__TASK GOAL__. Take the data below and write out exactly the lines from the one with "Emit a LaTeX" through the one with "(glvsub) at (11.80,8.14)"; omit every other line.

__THE RECORDS__.
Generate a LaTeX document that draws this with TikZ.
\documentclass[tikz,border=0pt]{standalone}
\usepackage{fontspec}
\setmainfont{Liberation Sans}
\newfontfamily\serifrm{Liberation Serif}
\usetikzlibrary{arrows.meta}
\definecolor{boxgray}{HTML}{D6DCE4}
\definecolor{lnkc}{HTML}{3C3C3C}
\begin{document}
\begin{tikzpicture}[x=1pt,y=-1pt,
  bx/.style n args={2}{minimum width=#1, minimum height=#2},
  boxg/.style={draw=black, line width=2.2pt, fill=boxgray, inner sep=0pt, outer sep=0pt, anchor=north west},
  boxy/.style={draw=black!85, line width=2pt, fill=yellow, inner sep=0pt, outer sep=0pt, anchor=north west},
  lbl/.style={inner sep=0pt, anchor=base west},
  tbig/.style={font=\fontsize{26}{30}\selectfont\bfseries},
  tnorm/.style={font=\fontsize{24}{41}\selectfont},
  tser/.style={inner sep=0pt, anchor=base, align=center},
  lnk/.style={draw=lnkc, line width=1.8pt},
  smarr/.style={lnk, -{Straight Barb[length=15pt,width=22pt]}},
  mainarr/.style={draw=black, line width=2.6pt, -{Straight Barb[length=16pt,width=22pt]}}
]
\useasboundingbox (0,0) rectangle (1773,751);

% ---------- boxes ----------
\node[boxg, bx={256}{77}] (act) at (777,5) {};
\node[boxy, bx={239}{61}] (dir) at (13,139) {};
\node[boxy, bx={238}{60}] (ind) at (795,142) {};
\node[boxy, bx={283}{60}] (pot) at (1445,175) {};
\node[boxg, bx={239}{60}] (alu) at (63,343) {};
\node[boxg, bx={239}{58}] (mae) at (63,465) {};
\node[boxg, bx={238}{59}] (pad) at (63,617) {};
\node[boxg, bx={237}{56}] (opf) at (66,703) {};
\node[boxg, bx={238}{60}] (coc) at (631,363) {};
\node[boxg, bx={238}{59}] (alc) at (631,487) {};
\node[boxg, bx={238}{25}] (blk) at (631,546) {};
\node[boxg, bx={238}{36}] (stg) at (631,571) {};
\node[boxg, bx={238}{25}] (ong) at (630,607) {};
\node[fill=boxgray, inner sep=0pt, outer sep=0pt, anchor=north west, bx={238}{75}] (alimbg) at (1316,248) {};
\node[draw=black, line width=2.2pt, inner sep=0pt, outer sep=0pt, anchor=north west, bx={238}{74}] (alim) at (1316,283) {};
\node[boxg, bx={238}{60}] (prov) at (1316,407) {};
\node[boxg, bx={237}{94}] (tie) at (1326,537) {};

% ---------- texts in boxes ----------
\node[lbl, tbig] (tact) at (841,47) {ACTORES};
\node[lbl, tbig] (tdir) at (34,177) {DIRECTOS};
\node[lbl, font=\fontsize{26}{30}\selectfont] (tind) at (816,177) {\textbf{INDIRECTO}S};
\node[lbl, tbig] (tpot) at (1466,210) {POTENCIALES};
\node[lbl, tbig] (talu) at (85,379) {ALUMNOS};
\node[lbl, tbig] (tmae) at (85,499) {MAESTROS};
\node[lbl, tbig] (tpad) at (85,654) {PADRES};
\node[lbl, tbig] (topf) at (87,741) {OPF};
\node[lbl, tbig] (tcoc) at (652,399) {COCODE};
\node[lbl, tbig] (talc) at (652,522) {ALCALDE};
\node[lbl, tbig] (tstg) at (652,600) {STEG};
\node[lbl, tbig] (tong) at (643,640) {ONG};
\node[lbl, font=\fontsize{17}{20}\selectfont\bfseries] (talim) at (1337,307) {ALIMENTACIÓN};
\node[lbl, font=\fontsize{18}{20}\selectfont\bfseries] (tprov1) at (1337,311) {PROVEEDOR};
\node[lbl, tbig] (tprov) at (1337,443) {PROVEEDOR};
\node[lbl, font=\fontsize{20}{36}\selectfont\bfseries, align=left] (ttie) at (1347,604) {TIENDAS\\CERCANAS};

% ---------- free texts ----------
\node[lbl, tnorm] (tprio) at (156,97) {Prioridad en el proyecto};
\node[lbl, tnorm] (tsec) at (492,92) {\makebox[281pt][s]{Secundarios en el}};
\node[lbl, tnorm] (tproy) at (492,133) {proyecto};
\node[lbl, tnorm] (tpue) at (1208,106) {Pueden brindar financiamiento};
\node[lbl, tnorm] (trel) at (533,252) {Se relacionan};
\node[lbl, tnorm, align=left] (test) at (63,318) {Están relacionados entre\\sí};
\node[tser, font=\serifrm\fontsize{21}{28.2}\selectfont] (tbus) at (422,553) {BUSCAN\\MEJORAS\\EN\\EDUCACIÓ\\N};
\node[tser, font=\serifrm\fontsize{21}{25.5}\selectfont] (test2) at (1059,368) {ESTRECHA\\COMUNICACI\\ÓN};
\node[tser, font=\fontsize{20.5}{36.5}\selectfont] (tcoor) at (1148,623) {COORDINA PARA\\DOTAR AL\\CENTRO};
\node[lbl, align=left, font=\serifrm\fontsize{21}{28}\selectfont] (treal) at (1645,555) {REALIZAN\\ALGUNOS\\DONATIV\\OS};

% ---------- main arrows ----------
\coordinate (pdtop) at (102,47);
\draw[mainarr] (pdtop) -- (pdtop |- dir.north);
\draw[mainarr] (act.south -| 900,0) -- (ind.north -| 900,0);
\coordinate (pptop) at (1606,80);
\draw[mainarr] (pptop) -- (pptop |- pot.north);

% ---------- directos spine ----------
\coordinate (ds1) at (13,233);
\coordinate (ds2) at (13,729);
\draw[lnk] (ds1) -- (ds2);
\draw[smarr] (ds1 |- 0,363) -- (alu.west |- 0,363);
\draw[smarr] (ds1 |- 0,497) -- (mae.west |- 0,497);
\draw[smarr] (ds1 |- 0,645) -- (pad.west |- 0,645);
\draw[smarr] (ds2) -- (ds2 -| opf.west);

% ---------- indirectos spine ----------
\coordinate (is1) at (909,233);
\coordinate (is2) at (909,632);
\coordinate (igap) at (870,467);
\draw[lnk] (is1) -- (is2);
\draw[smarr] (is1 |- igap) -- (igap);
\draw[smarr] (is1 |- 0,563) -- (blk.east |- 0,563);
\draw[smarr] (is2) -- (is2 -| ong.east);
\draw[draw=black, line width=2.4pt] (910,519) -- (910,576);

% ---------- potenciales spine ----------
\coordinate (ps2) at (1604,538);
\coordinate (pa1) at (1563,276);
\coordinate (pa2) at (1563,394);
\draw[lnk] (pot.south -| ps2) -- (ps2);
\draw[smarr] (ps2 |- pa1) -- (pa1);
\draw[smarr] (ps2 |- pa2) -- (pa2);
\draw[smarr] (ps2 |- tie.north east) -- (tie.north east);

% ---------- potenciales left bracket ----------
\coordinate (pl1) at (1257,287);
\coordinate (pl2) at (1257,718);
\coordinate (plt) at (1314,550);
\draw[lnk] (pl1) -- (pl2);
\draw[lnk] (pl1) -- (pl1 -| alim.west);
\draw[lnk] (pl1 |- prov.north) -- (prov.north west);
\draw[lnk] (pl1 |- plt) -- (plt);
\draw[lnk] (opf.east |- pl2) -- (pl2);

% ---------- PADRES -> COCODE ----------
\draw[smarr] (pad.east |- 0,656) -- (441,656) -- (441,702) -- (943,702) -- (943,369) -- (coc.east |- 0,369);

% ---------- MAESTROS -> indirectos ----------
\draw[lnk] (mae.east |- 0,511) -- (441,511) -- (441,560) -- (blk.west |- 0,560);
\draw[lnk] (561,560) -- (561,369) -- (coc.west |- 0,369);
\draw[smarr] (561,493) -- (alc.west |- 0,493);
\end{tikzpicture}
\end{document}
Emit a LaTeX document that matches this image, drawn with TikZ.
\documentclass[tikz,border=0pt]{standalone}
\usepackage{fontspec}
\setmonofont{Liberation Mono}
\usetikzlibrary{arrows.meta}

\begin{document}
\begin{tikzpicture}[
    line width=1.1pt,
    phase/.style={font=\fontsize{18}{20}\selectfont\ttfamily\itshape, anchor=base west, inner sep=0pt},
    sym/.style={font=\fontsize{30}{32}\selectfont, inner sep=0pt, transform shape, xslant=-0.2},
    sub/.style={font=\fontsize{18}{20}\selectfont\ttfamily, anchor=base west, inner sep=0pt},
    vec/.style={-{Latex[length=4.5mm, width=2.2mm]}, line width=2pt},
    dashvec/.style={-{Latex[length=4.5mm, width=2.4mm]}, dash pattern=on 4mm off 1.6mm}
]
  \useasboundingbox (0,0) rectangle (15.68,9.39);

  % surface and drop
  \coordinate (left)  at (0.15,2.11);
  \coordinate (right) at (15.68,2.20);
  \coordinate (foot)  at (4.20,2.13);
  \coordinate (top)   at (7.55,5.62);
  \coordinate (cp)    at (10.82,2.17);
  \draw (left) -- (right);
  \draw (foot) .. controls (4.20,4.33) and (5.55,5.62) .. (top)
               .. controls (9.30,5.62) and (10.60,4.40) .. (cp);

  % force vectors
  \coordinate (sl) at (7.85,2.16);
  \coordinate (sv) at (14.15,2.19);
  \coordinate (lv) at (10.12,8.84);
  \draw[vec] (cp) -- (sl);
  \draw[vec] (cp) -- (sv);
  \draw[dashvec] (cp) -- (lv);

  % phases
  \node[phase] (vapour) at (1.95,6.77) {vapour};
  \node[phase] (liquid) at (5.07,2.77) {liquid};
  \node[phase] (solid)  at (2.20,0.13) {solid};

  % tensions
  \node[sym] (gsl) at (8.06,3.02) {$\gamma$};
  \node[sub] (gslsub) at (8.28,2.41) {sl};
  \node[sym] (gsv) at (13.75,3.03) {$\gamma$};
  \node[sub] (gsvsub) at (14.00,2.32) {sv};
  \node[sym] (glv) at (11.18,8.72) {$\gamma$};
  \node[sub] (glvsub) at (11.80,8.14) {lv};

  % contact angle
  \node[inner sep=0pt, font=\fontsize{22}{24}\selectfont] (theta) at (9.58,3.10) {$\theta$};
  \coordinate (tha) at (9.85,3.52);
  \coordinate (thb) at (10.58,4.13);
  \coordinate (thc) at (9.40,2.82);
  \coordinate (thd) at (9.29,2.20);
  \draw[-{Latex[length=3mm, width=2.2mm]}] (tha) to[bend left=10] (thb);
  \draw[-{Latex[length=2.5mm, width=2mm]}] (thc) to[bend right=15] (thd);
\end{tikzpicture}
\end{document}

__ANSWER__.
Emit a LaTeX document that matches this image, drawn with TikZ.
\documentclass[tikz,border=0pt]{standalone}
\usepackage{fontspec}
\setmonofont{Liberation Mono}
\usetikzlibrary{arrows.meta}

\begin{document}
\begin{tikzpicture}[
    line width=1.1pt,
    phase/.style={font=\fontsize{18}{20}\selectfont\ttfamily\itshape, anchor=base west, inner sep=0pt},
    sym/.style={font=\fontsize{30}{32}\selectfont, inner sep=0pt, transform shape, xslant=-0.2},
    sub/.style={font=\fontsize{18}{20}\selectfont\ttfamily, anchor=base west, inner sep=0pt},
    vec/.style={-{Latex[length=4.5mm, width=2.2mm]}, line width=2pt},
    dashvec/.style={-{Latex[length=4.5mm, width=2.4mm]}, dash pattern=on 4mm off 1.6mm}
]
  \useasboundingbox (0,0) rectangle (15.68,9.39);

  % surface and drop
  \coordinate (left)  at (0.15,2.11);
  \coordinate (right) at (15.68,2.20);
  \coordinate (foot)  at (4.20,2.13);
  \coordinate (top)   at (7.55,5.62);
  \coordinate (cp)    at (10.82,2.17);
  \draw (left) -- (right);
  \draw (foot) .. controls (4.20,4.33) and (5.55,5.62) .. (top)
               .. controls (9.30,5.62) and (10.60,4.40) .. (cp);

  % force vectors
  \coordinate (sl) at (7.85,2.16);
  \coordinate (sv) at (14.15,2.19);
  \coordinate (lv) at (10.12,8.84);
  \draw[vec] (cp) -- (sl);
  \draw[vec] (cp) -- (sv);
  \draw[dashvec] (cp) -- (lv);

  % phases
  \node[phase] (vapour) at (1.95,6.77) {vapour};
  \node[phase] (liquid) at (5.07,2.77) {liquid};
  \node[phase] (solid)  at (2.20,0.13) {solid};

  % tensions
  \node[sym] (gsl) at (8.06,3.02) {$\gamma$};
  \node[sub] (gslsub) at (8.28,2.41) {sl};
  \node[sym] (gsv) at (13.75,3.03) {$\gamma$};
  \node[sub] (gsvsub) at (14.00,2.32) {sv};
  \node[sym] (glv) at (11.18,8.72) {$\gamma$};
  \node[sub] (glvsub) at (11.80,8.14) {lv};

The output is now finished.